Nearly all of Chizik’s 23 years of coaching have been on the defensive side of the ball, and Fitzgerald, well before he assumed the head job at his alma mater, established himself as one of the best college linebackers of the ’90s.
So there will be a touch of irony today in the Outback Bowl at Raymond James Stadium, where both teams plan to unleash their up-tempo, spread offenses on one another.
“There are two defensive guys sitting up here,” Fitzgerald said during a joint press conference with Chizik earlier this week. “I think we know what gives defenses problems.”
Both schools have made a habit of that this season. Auburn (7-5) made drastic leaps in its first year under the guidance of offensive coordinator Gus Malzahn, finishing the regular season ranked 13th nationally in rushing offense (213.8 ypg), 20th in scoring (32.9 ppg) and 21st in total offense (432.2 ypg).
Northwestern (8-4), still running the offensive system first installed by the late Randy Walker earlier this decade, has thrived by not being afraid to spread the field and throw the ball at will. Fifth-year senior quarterback Mike Kafka has thrown for 2,898 yards and 12 touchdowns this season, completing nearly 66 percent of his passes.
Both teams move fast. Both teams get their athletes in space. And both teams aren’t afraid to buck conventional wisdom to do so.
“I bought into it right away,” Fitzgerald said. “I thought it made the defense defend the entire field horizontally and vertically. It made the defense defend a tempo. It made the defense defend for verticals and the speed option all in the same formation.
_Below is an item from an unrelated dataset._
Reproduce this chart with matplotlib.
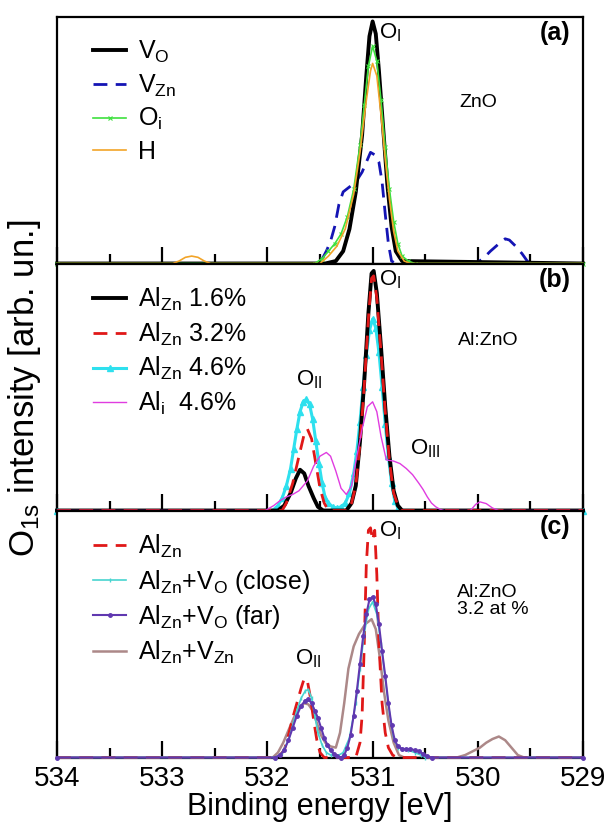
import matplotlib
matplotlib.use('Agg')
import matplotlib.pyplot as plt
from matplotlib.ticker import MultipleLocator

plt.rcParams['font.family'] = ['Liberation Sans', 'DejaVu Sans']
plt.rcParams['mathtext.fontset'] = 'custom'
plt.rcParams['mathtext.rm'] = 'Liberation Sans'
plt.rcParams['mathtext.it'] = 'Liberation Sans:italic'

# ---- panel (a): ZnO ----
vo_e = [534, 531.45, 531.35, 531.28, 531.22, 531.16, 531.10, 531.06, 531.03, 531.0,
        530.97, 530.94, 530.90, 530.86, 530.82, 530.78, 530.72, 529]
vo_y = [0, 0, 0.01, 0.05, 0.14, 0.29, 0.52, 0.76, 0.92, 0.98,
        0.93, 0.78, 0.55, 0.32, 0.15, 0.05, 0.01, 0]

vzn_e = [534, 531.52, 531.49, 531.44, 531.40, 531.36, 531.32, 531.28, 531.22, 531.16,
         531.10, 531.06, 531.02, 530.98, 530.94, 530.91, 530.88, 530.85, 530.82, 530.78,
         530.02, 529.95, 529.88, 529.80, 529.74, 529.70, 529.64, 529.58, 529.53, 529.5, 529]
vzn_y = [0, 0, 0.01, 0.05, 0.09, 0.15, 0.24, 0.29, 0.31, 0.33,
         0.37, 0.41, 0.45, 0.44, 0.41, 0.33, 0.20, 0.08, 0.01, 0,
         0, 0.02, 0.05, 0.08, 0.10, 0.095, 0.07, 0.04, 0.01, 0, 0]

oi_e = [534, 531.55, 531.48, 531.42, 531.36, 531.30, 531.24, 531.18, 531.12, 531.08,
        531.04, 531.0, 530.96, 530.92, 530.88, 530.84, 530.80, 530.76, 530.72, 530.66,
        530.6, 529]
oi_y = [0, 0, 0.02, 0.05, 0.08, 0.12, 0.19, 0.30, 0.48, 0.64,
        0.80, 0.88, 0.82, 0.66, 0.47, 0.30, 0.17, 0.08, 0.03, 0.01,
        0, 0]

h_e = [534, 532.9, 532.84, 532.78, 532.72, 532.66, 532.6, 532.54, 531.5, 531.42,
       531.34, 531.26, 531.18, 531.12, 531.06, 531.02, 531.0, 530.96, 530.92, 530.88,
       530.84, 530.80, 530.76, 530.7, 530.64, 529]
h_y = [0, 0, 0.01, 0.025, 0.03, 0.025, 0.01, 0, 0, 0.03,
       0.07, 0.14, 0.28, 0.45, 0.66, 0.78, 0.81, 0.76, 0.60, 0.42,
       0.26, 0.13, 0.05, 0.01, 0, 0]

# ---- panel (b): Al:ZnO ----
al16_e = [534, 531.9, 531.84, 531.78, 531.73, 531.69, 531.65, 531.61, 531.56, 531.52,
          531.47, 531.25, 531.2, 531.16, 531.12, 531.08, 531.04, 531.01, 530.99, 530.96,
          530.92, 530.88, 530.84, 530.80, 530.76, 530.72, 529]
al16_y = [0, 0, 0.02, 0.07, 0.13, 0.165, 0.15, 0.10, 0.05, 0.015,
          0, 0, 0.03, 0.10, 0.28, 0.52, 0.80, 0.96, 0.97, 0.88,
          0.66, 0.42, 0.22, 0.08, 0.02, 0, 0]

al32_e = [534, 531.86, 531.82, 531.76, 531.70, 531.65, 531.62, 531.58, 531.54, 531.50,
          531.46, 531.42, 531.24, 531.2, 531.16, 531.12, 531.08, 531.04, 531.01, 530.99,
          530.96, 530.92, 530.88, 530.84, 530.80, 530.76, 530.72, 529]
al32_y = [0, 0, 0.03, 0.11, 0.22, 0.31, 0.33, 0.29, 0.19, 0.09,
          0.03, 0, 0, 0.03, 0.10, 0.27, 0.50, 0.78, 0.94, 0.95,
          0.86, 0.64, 0.40, 0.20, 0.07, 0.02, 0, 0]

al46_e = [534, 531.95, 531.90, 531.86, 531.82, 531.78, 531.75, 531.72, 531.69, 531.66,
          531.63, 531.60, 531.57, 531.54, 531.51, 531.48, 531.45, 531.42, 531.38, 531.34,
          531.30, 531.26, 531.22, 531.18, 531.15, 531.12, 531.09, 531.06, 531.03, 531.0,
          530.97, 530.94, 530.91, 530.88, 530.85, 530.82, 530.79, 530.76, 530.72, 529]
al46_y = [0, 0, 0.02, 0.05, 0.10, 0.17, 0.25, 0.33, 0.40, 0.44,
          0.45, 0.43, 0.37, 0.28, 0.19, 0.11, 0.05, 0.03, 0.015, 0.01,
          0.015, 0.03, 0.07, 0.15, 0.24, 0.36, 0.50, 0.63, 0.73, 0.775,
          0.74, 0.64, 0.50, 0.35, 0.22, 0.11, 0.04, 0.01, 0, 0]

ali_e = [534, 532.02, 531.98, 531.94, 531.88, 531.82, 531.76, 531.70, 531.62, 531.56,
         531.50, 531.44, 531.40, 531.35, 531.30, 531.25, 531.20, 531.15, 531.10, 531.05,
         531.0, 530.96, 530.92, 530.87, 530.80, 530.74, 530.68, 530.62, 530.56, 530.52,
         530.48, 530.44, 530.40, 530.36, 530.32, 530.07, 530.02, 529.98, 529.92, 529.86,
         529.80, 529]
ali_y = [0, 0, 0.01, 0.02, 0.04, 0.055, 0.065, 0.08, 0.12, 0.18,
         0.22, 0.235, 0.22, 0.16, 0.09, 0.065, 0.10, 0.22, 0.33, 0.42,
         0.44, 0.40, 0.30, 0.205, 0.20, 0.19, 0.17, 0.145, 0.11, 0.085,
         0.055, 0.03, 0.015, 0.005, 0, 0, 0.025, 0.035, 0.028, 0.01,
         0, 0]

# ---- panel (c): Al:ZnO 3.2 at % with defects ----
alzn_e = [534, 531.90, 531.84, 531.80, 531.76, 531.72, 531.68, 531.65, 531.62, 531.59,
          531.56, 531.53, 531.50, 531.46, 531.16, 531.12, 531.10, 531.08, 531.06, 531.04,
          531.02, 531.0, 530.98, 530.96, 530.94, 530.91, 530.88, 530.85, 530.81, 530.77, 529]
alzn_y = [0, 0, 0.03, 0.09, 0.16, 0.22, 0.28, 0.32, 0.31, 0.24,
          0.15, 0.07, 0.02, 0, 0, 0.06, 0.17, 0.45, 0.78, 0.92,
          0.93, 0.88, 0.92, 0.74, 0.46, 0.22, 0.10, 0.04, 0.01, 0, 0]

close_e = [534, 531.92, 531.86, 531.80, 531.76, 531.72, 531.68, 531.64, 531.61, 531.58,
           531.55, 531.52, 531.48, 531.44, 531.40, 531.34, 531.28, 531.22, 531.16, 531.12,
           531.08, 531.04, 531.0, 530.96, 530.92, 530.88, 530.84, 530.80, 530.76, 530.72,
           530.66, 530.60, 530.54, 530.5, 529]
close_y = [0, 0, 0.02, 0.07, 0.13, 0.19, 0.24, 0.27, 0.275, 0.24,
           0.17, 0.10, 0.05, 0.02, 0.01, 0.005, 0.02, 0.08, 0.22, 0.36,
           0.50, 0.60, 0.63, 0.58, 0.46, 0.32, 0.18, 0.08, 0.04, 0.035,
           0.03, 0.02, 0.01, 0, 0]

far_e = [534, 531.93, 531.88, 531.84, 531.80, 531.76, 531.72, 531.68, 531.64, 531.61,
         531.58, 531.55, 531.52, 531.49, 531.46, 531.43, 531.40, 531.37, 531.34, 531.30,
         531.27, 531.24, 531.21, 531.18, 531.15, 531.12, 531.09, 531.06, 531.03, 531.0,
         530.97, 530.94, 530.91, 530.88, 530.85, 530.82, 530.79, 530.76, 530.72, 530.68,
         530.64, 530.60, 530.56, 530.52, 530.48, 530.44, 529]
far_y = [0, 0, 0.01, 0.03, 0.07, 0.12, 0.17, 0.21, 0.23, 0.235,
         0.22, 0.19, 0.16, 0.12, 0.08, 0.05, 0.03, 0.015, 0.005, 0.0,
         0.01, 0.04, 0.09, 0.17, 0.27, 0.38, 0.49, 0.58, 0.64, 0.65,
         0.62, 0.54, 0.43, 0.33, 0.22, 0.13, 0.07, 0.045, 0.035, 0.034,
         0.034, 0.03, 0.025, 0.015, 0.005, 0, 0]

vznc_e = [534, 531.95, 531.90, 531.85, 531.80, 531.75, 531.70, 531.65, 531.61, 531.57,
          531.53, 531.49, 531.45, 531.40, 531.35, 531.31, 531.27, 531.23, 531.18, 531.13,
          531.07, 531.01, 530.97, 530.93, 530.89, 530.85, 530.80, 530.75, 530.70, 530.2,
          530.12, 530.05, 529.98, 529.92, 529.86, 529.80, 529.74, 529.68, 529.62, 529.56, 529]
vznc_y = [0, 0, 0.02, 0.06, 0.11, 0.16, 0.20, 0.22, 0.215, 0.19,
          0.14, 0.09, 0.06, 0.045, 0.04, 0.10, 0.22, 0.36, 0.45, 0.50,
          0.54, 0.56, 0.52, 0.40, 0.26, 0.15, 0.06, 0.01, 0, 0,
          0.01, 0.025, 0.04, 0.06, 0.075, 0.085, 0.07, 0.04, 0.01, 0, 0]

fig = plt.figure(figsize=(6.08, 8.25), dpi=100)
h = 0.2994
ax_a = fig.add_axes([0.0938, 0.6806, 0.8651, h])
ax_b = fig.add_axes([0.0938, 0.3812, 0.8651, h])
ax_c = fig.add_axes([0.0938, 0.0818, 0.8651, h])

ax_a.plot(vo_e, vo_y, color='black', lw=2.8, label=r'V$_\mathrm{O}$', zorder=5)
ax_a.plot(vzn_e, vzn_y, color='#1414b4', lw=2, dashes=(5, 3), label=r'V$_\mathrm{Zn}$', zorder=4)
ax_a.plot(oi_e, oi_y, color='#3ee03e', lw=1.2, marker='x', ms=3, mew=0.8,
          label=r'O$_\mathrm{i}$', zorder=6)
ax_a.plot(h_e, h_y, color='#f2a428', lw=1.2, label='H', zorder=6)

ax_b.plot(al16_e, al16_y, color='black', lw=2.8, label=r'Al$_\mathrm{Zn}$ 1.6%', zorder=4)
ax_b.plot(al32_e, al32_y, color='#e01818', lw=2, dashes=(5, 3), label=r'Al$_\mathrm{Zn}$ 3.2%', zorder=5)
ax_b.plot(al46_e, al46_y, color='#2ee0ee', lw=2.2, marker='^', ms=5,
          label=r'Al$_\mathrm{Zn}$ 4.6%', zorder=3)
ax_b.plot(ali_e, ali_y, color='#e03ce0', lw=1, label=r'Al$_\mathrm{i}$  4.6%', zorder=6)

ax_c.plot(alzn_e, alzn_y, color='#e01818', lw=2, dashes=(5, 3), label=r'Al$_\mathrm{Zn}$', zorder=3)
ax_c.plot(close_e, close_y, color='#48d4d0', lw=1.2, marker='|', ms=3,
          label=r'Al$_\mathrm{Zn}$+V$_\mathrm{O}$ (close)', zorder=4)
ax_c.plot(far_e, far_y, color='#6038b0', lw=1.5, marker='o', ms=2.5,
          label=r'Al$_\mathrm{Zn}$+V$_\mathrm{O}$ (far)', zorder=5)
ax_c.plot(vznc_e, vznc_y, color='#ac8888', lw=1.8, label=r'Al$_\mathrm{Zn}$+V$_\mathrm{Zn}$', zorder=2)

for ax, tag in [(ax_a, '(a)'), (ax_b, '(b)'), (ax_c, '(c)')]:
    ax.set_xlim(534, 529)
    ax.set_ylim(0, 1.0)
    for ln in ax.get_lines():
        ln.set_clip_on(False)
    ax.set_yticks([])
    ax.xaxis.set_major_locator(MultipleLocator(1))
    ax.xaxis.set_minor_locator(MultipleLocator(0.5))
    ax.tick_params(axis='x', which='major', direction='in', length=12, width=1.6,
                   labelsize=20, pad=6)
    ax.tick_params(axis='x', which='minor', direction='in', length=7, width=1.6)
    for sp in ax.spines.values():
        sp.set_linewidth(1.6)
    ax.text(0.946, 0.935, tag, transform=ax.transAxes, fontsize=18,
            fontweight='bold', ha='center', va='center')
    ax.legend(loc='upper left', bbox_to_anchor=(0.05, 0.95), frameon=False,
              fontsize=18, handlelength=1.3, handletextpad=0.5, labelspacing=0.3,
              borderaxespad=0)

ax_a.tick_params(axis='x', labelbottom=False)
ax_b.tick_params(axis='x', labelbottom=False)

# inline annotations
ax_a.text(530.83, 0.935, r'O$_\mathrm{I}$', fontsize=16, ha='center', va='center')
ax_a.text(530.0, 0.65, 'ZnO', fontsize=14, ha='center', va='center')
ax_b.text(530.83, 0.935, r'O$_\mathrm{I}$', fontsize=16, ha='center', va='center')
ax_b.text(531.6, 0.53, r'O$_\mathrm{II}$', fontsize=16, ha='center', va='center')
ax_b.text(530.5, 0.25, r'O$_\mathrm{III}$', fontsize=16, ha='center', va='center')
ax_b.text(529.9, 0.69, 'Al:ZnO', fontsize=14, ha='center', va='center')
ax_c.text(530.83, 0.92, r'O$_\mathrm{I}$', fontsize=16, ha='center', va='center')
ax_c.text(531.61, 0.40, r'O$_\mathrm{II}$', fontsize=16, ha='center', va='center')
ax_c.text(530.2, 0.635, 'Al:ZnO\n3.2 at %', fontsize=14, ha='left', va='center',
          linespacing=1.0)

ax_c.set_xlabel('Binding energy [eV]', fontsize=22, labelpad=0)
fig.text(0.04, 0.53, r'O$_\mathrm{1s}$ intensity [arb. un.]', rotation=90,
         fontsize=25, ha='center', va='center')

fig.savefig('out.png', dpi=100)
“It’s one thing to be one-dimensional and just be a running team, but I really thought if you had a good quarterback you could spread the ball out and use a lot of different weapons. Philosophically, trying to defend it, I thought it was the right offense for us to run.”
The Wildcats have over twice as many passing yards (3,193) as rushing yards (1,439) this season, numbers that seem decidedly anti-Big Ten. Auburn defensive coordinator Ted Roof, who coached last season at Minnesota, thinks that notion is changing.
“If you asked that question eight or 10 years ago, I would have said yes,” Roof said. “But after being in that league last year, almost every team, with the exception of two or three has some form of spread. They are now more the norm. That league has turned into a spread league.”
Auburn, meanwhile, has altered its offense while staying true to its roots. Despite its preferred frenetic pace, Malzahn’s system stays loyal to the run, a philosophical stand that caught Chizik’s eye.
“Our offense is probably different than most,” Chizik said. “It doesn’t mean we can’t go empty and it doesn’t mean we can’t do some of the things the spread offenses hang their hat on. We start everything from trying to run the football. When I’ve been on really good football teams, that’s what we’ve been able to do is run the ball. That’s kind of where my roots are, so this was kind of the best of both worlds.”
The spread has changed what teams have to focus on defensively.
“Part of that is they make you defend the entire width of the field,” Roof said. “There are so many one-on-one tackles. Where 10 years ago there might have been 10 people within 7 yards of the football, so if a tackle got missed it was a 4-yard gain. Now, in the spread, if you miss tackles, they end up as touchdowns.”
Defenses have combated the problem by recruiting speed on the defensive side of the ball, just part of the changing dynamic in college football, one Chizik and Fitzgerald aren’t afraid to embrace.
“I tell my linebackers all the time that I couldn’t play today,” Fitzgerald said. “That whole playing 4-yards-and-a-cloud-of-dust is gone.”